Industry players are expecting a 10% reduction in the earnings of palm oil exporters — which include Sime Darby Plantation, IJM Plantations Bhd and TH Plantations Bhd — as a stronger ringgit could curb foreign demand for palm oil and palm oil products.

Glove makers such as Top Glove Corp Bhd and Supermax Corp Bhd — who rake in US dollar-denominated revenues — will likely see an erosion in margins this year due to the stronger ringgit, unless they can pass on the additional costs to consumers.

Investments abroad: Property players deriving non-ringgit sales from their projects abroad, institutional investors with their bulk of assets based internationally, and companies with operations abroad will be negatively impacted by the ringgit rally.

The extent of the impact will vary and be contingent on just how much the ringgit appreciates in the near-to mid-term.

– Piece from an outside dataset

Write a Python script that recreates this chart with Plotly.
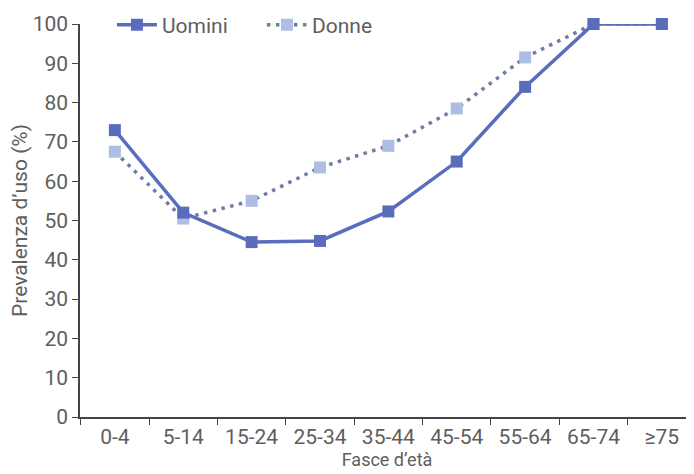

Institutional investors like the Employees Provident Fund, Permodalan Nasional Bhd and Lembaga Tabung Haji all have invested abroad.


The stronger local note could dampen inbound tourism sentiment

In the meantime, property players Eco World Development Group Bhd, Sime Darby Property Bhd, SP Setia Bhd and IOI Properties Group Bhd have international projects under their portfolio.

Oil and gas players Hibiscus Petroleum Bhd and Bumi Armada Bhd also predominately derive their earnings in US dollars or foreign currencies, but the higher oil price environment should offset any forex losses.

Inbound tourism: Though the current ringgit scenario is likely to boost outbound tourism, the stronger local note could dampen inbound tourism sentiment, especially with regard to key tourist demographic Singapore.

According to a recent report by The Straits Times, the stronger ringgit-Singapore dollar exchange has curbed demand for the Malaysian currency.

Some money exchangers in Singapore are reporting a decline by as much as 30% for the Malaysian currency, the report added.

Singaporean nationals made up 13.27 million of the total 26.76 million tourist arrivals recorded in 2016.